__Task instructions__: Find the string "this" in the listing and report every line that has it.

[Plotting code records]

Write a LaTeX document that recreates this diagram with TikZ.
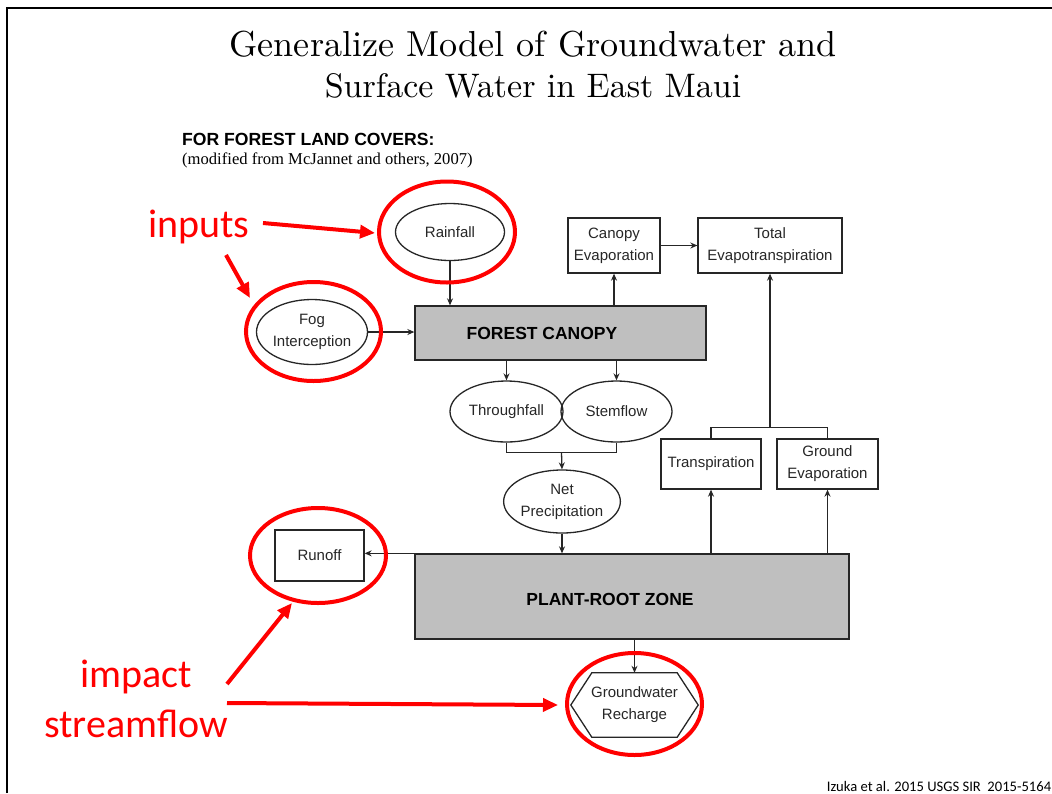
\documentclass[tikz,border=0pt]{standalone}
\usepackage{fontspec}
\setsansfont{Liberation Sans}
\newfontfamily\calfont{Carlito}
\newfontfamily\timesfont{Liberation Serif}
\newfontfamily\titlefont{lmroman10-regular}[Extension=.otf]
\usetikzlibrary{shapes.geometric,arrows.meta,calc}
\newcommand\dfont{\sffamily\fontsize{15}{22}\selectfont}
\tikzset{
  blk/.style={line width=1.3pt, draw=black!85},
  arr/.style={blk, -{Stealth[length=7pt,width=6pt]}},
  ell/.style={draw=black!85, ellipse, line width=1.3pt, inner sep=0pt, align=center, font=\dfont, text=black!85},
  bx/.style={draw=black!85, rectangle, line width=1.3pt, inner sep=0pt, align=center, font=\dfont, text=black!85},
  zone/.style={draw=black!85, rectangle, fill=gray!50, line width=1.3pt, inner sep=0pt},
  ztext/.style={font=\sffamily\bfseries\fontsize{17.5}{20}\selectfont, inner sep=0pt},
  rcirc/.style={draw=red, ellipse, line width=4pt, inner sep=0pt},
  rarr/.style={draw=red, line width=4pt, -{Triangle[length=15pt,width=13pt]}},
  rtext/.style={text=red, font=\calfont\fontsize{40}{48}\selectfont, inner sep=0pt},
  ttl/.style={anchor=base, inner sep=0pt, font=\titlefont\fontsize{34}{41}\selectfont},
}
\begin{document}
\begin{tikzpicture}[x=1pt,y=-1pt]
\useasboundingbox (0,0) rectangle (1052,793);
% slide frame
\draw[line width=2.5pt] (7,793) -- (7,8) -- (1052,8);
% title
\node[ttl] (title1) at (533,56) {\resizebox{607pt}{!}{\vphantom{Gy}Generalize Model of Groundwater and}};
\node[ttl] (title2) at (533,97) {\scalebox{1.0}{Surface Water in East Maui}};
% header
\node[anchor=base west, inner sep=0pt, font=\sffamily\bfseries\fontsize{17.6}{20}\selectfont] (hdr) at (182,145) {FOR FOREST LAND COVERS:};
\node[anchor=base west, inner sep=0pt, font=\timesfont\fontsize{16.6}{18}\selectfont] (sub) at (182,164) {(modified from McJannet and others, 2007)};
% diagram nodes
\node[ell, minimum width=109, minimum height=57] (rain) at (450,232) {Rainfall};
\node[ell, minimum width=111, minimum height=65] (fog) at (312,332) {Fog\\Interception};
\node[zone, minimum width=291, minimum height=54] (canopy) at (560.5,333) {};
\node[ztext] (canopyt) at (542,333) {FOREST CANOPY};
\node[bx, minimum width=92, minimum height=55] (ce) at (614,245.5) {Canopy\\Evaporation};
\node[bx, minimum width=144, minimum height=55] (te) at (770,245.5) {Total\\Evapotranspiration};
\node[ell, minimum width=113, minimum height=61] (thr) at (506.5,411.5) {Throughfall};
\node[ell, minimum width=111, minimum height=61] (stem) at (616.5,411.5) {Stemflow};
\node[ell, minimum width=110, minimum height=63] (netp) at (562,501.5) {Net\\Precipitation};
\node[bx, minimum width=100, minimum height=50] (trans) at (711,464) {Transpiration};
\node[bx, minimum width=101, minimum height=50] (gev) at (827.5,464) {Ground\\Evaporation};
\node[bx, minimum width=89, minimum height=51] (runoff) at (319.5,555.5) {Runoff};
\node[zone, minimum width=434, minimum height=85] (prz) at (632,596.5) {};
\node[ztext] (przt) at (610,599) {PLANT-ROOT ZONE};
\node[inner sep=0pt, minimum width=127, minimum height=64, align=center, font=\dfont, text=black!85] (gw) at (634.5,705) {Groundwater\\Recharge};
\draw[blk] (gw.west) -- ($(gw.north west)+(21,0)$) -- ($(gw.north east)+(-21,0)$) -- (gw.east) -- ($(gw.south east)+(-21,0)$) -- ($(gw.south west)+(21,0)$) -- cycle;
% connectors
\draw[arr] (rain.south) -- (rain.south |- canopy.north);
\draw[arr] (fog.east) -- (fog.east -| canopy.west);
\draw[arr] (ce.south |- canopy.north) -- (ce.south);
\draw[arr] (ce.east) -- (te.west);
\draw[arr] (thr.north |- canopy.south) -- (thr.north);
\draw[arr] (stem.north |- canopy.south) -- (stem.north);
\coordinate (j1) at ($(thr.south)!0.5!(stem.south)+(0,10)$);
\draw[blk] (thr.south) -- (thr.south |- j1) -- (stem.south |- j1) -- (stem.south);
\draw[arr] (j1) -- (netp.north);
\draw[arr] (netp.south) -- (netp.south |- prz.north);
\draw[arr] (trans.south |- prz.north) -- (trans.south);
\draw[arr] (gev.south |- prz.north) -- (gev.south);
\coordinate (j2) at ($(te.south)+(0,154)$);
\draw[blk] (trans.north) -- (trans.north |- j2) -- (gev.north |- j2) -- (gev.north);
\draw[arr] (j2) -- (te.south);
\draw[arr] (prz.north west) -- (prz.north west -| runoff.east);
\draw[arr] (gw.north |- prz.south) -- (gw.north);
% red annotations
\node[rcirc, minimum width=136, minimum height=101] (rc1) at (447,232) {};
\node[rcirc, minimum width=135, minimum height=99] (rc2) at (313.5,331.5) {};
\node[rcirc, minimum width=136, minimum height=95] (rc3) at (318,555.5) {};
\node[rcirc, minimum width=135, minimum height=102] (rc4) at (634.5,704) {};
\node[rtext, anchor=base] (inputs) at (199,237) {inputs};
\node[rtext, anchor=base] (impact) at (136.5,687) {impact};
\node[rtext, anchor=base] (streamflow) at (136,737) {streamflow};
\coordinate (a1s) at (263,223); \coordinate (a1e) at (375,233);
\coordinate (a2s) at (226,255); \coordinate (a2e) at (250,298);
\coordinate (a3s) at (227,684); \coordinate (a3e) at (292,603);
\coordinate (a4s) at (227,703); \coordinate (a4e) at (558,705);
\draw[rarr] (a1s) -- (a1e);
\draw[rarr] (a2s) -- (a2e);
\draw[rarr] (a3s) -- (a3e);
\draw[rarr] (a4s) -- (a4e);
% credit
\node[anchor=base, inner sep=0pt, font=\calfont\fontsize{14.6}{16}\selectfont] (credit) at (939,791) {Izuka et al. 2015 USGS SIR\ \ 2015-5164};
\end{tikzpicture}
\end{document}
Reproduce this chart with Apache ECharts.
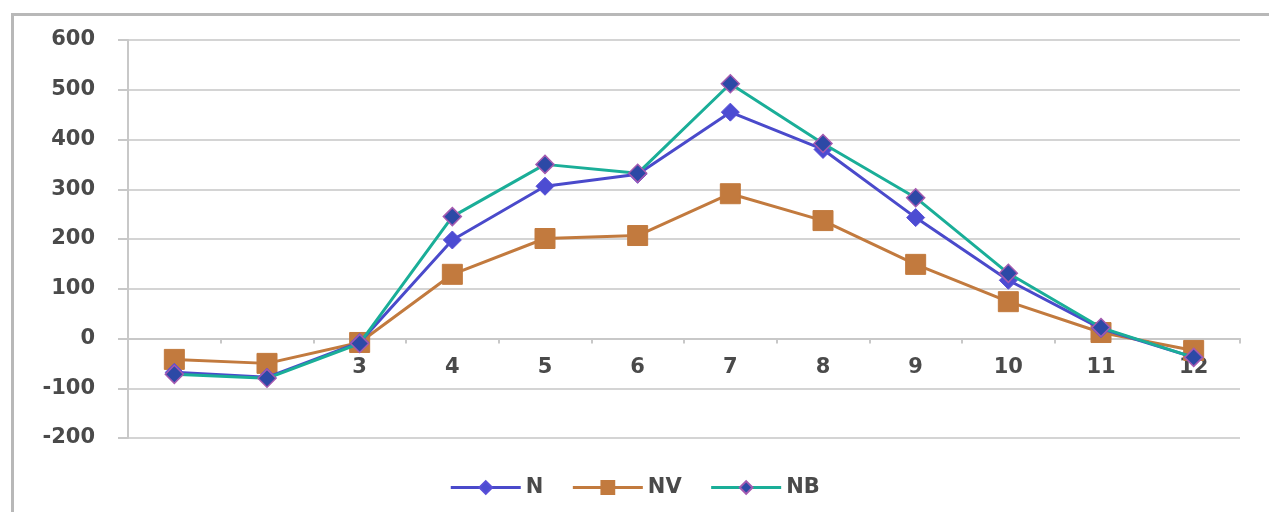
<!DOCTYPE html>
<html>
<head>
<meta charset="utf-8">
<script src="https://cdn.jsdelivr.net/npm/echarts@6/dist/echarts.min.js"></script>
<style>
  html, body { margin: 0; padding: 0; background: #fff; }
  #chart { width: 1269px; height: 512px; }
</style>
</head>
<body>
<div id="chart"></div>
<script>
  // data
  var categories = ['1', '2', '3', '4', '5', '6', '7', '8', '9', '10', '11', '12'];
  var seriesN  = [-68, -78, -8, 198, 306, 330, 455, 380, 243, 117, 20, -38];
  var seriesNV = [-42, -50, -8, 129, 201, 207, 291, 237, 149, 74, 12, -24];
  var seriesNB = [-72, -80, -10, 245, 350, 332, 512, 392, 283, 131, 22, -38];
  var yTicks = { min: -200, max: 600, interval: 100 };

  var chart = echarts.init(document.getElementById('chart'));
  var textColor = '#4a4a4a';
  var font = 'DejaVu Sans';

  // x axis sits on the zero line: distance from bottom of grid to value 0
  var gridTop = 40, gridBottom = 74;
  var plotH = 512 - gridTop - gridBottom;
  var zeroOffset = plotH * (0 - yTicks.min) / (yTicks.max - yTicks.min);

  chart.setOption({
    animation: false,
    backgroundColor: '#fff',
    graphic: [{
      type: 'rect',
      left: 10, top: 12,
      shape: { width: 1300, height: 600 },
      style: { fill: 'none', stroke: '#b8b8b8', lineWidth: 3 },
      silent: true
    }],
    grid: { left: 128, right: 29, top: gridTop, bottom: gridBottom },
    legend: {
      bottom: 9,
      left: 'center',
      itemWidth: 70,
      itemHeight: 16,
      itemGap: 28,
      lineStyle: { width: 3 },
      textStyle: { color: textColor, fontSize: 21, fontWeight: 'bold', fontFamily: font },
      data: ['N', 'NV', 'NB']
    },
    xAxis: {
      type: 'category',
      data: categories,
      boundaryGap: true,
      position: 'bottom',
      offset: -zeroOffset,
      axisLine: { onZero: false, lineStyle: { color: '#c8c8c8', width: 2 } },
      axisTick: { show: true, length: 5, lineStyle: { color: '#c8c8c8', width: 2 } },
      axisLabel: { color: textColor, fontSize: 21, fontWeight: 'bold', fontFamily: font, margin: 19 },
      splitLine: { show: false }
    },
    yAxis: {
      type: 'value',
      min: yTicks.min, max: yTicks.max, interval: yTicks.interval,
      axisLine: { show: true, lineStyle: { color: '#c8c8c8', width: 2 } },
      axisTick: { show: true, length: 10, lineStyle: { color: '#c8c8c8', width: 2 } },
      axisLabel: { color: textColor, fontSize: 21, fontWeight: 'bold', fontFamily: font, margin: 33 },
      splitLine: { lineStyle: { color: '#d4d4d4', width: 2 } }
    },
    series: [
      {
        name: 'N',
        type: 'line',
        data: seriesN,
        symbol: 'diamond',
        symbolSize: 18,
        z: 3,
        lineStyle: { color: '#4a4acb', width: 3 },
        itemStyle: { color: '#4c4cd2', borderColor: '#5a4fd8', borderWidth: 1 }
      },
      {
        name: 'NV',
        type: 'line',
        data: seriesNV,
        symbol: 'rect',
        symbolSize: 20,
        z: 2,
        lineStyle: { color: '#c27a3e', width: 3 },
        itemStyle: { color: '#c27a3e', borderColor: '#c27a3e', borderWidth: 1 }
      },
      {
        name: 'NB',
        type: 'line',
        data: seriesNB,
        symbol: 'diamond',
        symbolSize: 18,
        z: 4,
        lineStyle: { color: '#1aae98', width: 3 },
        itemStyle: { color: '#2c49a6', borderColor: '#a45ab0', borderWidth: 1.5 }
      }
    ]
  });
</script>
</body>
</html>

__Problem solution__:
Write a LaTeX document that recreates this diagram with TikZ.
Reproduce this chart with Apache ECharts.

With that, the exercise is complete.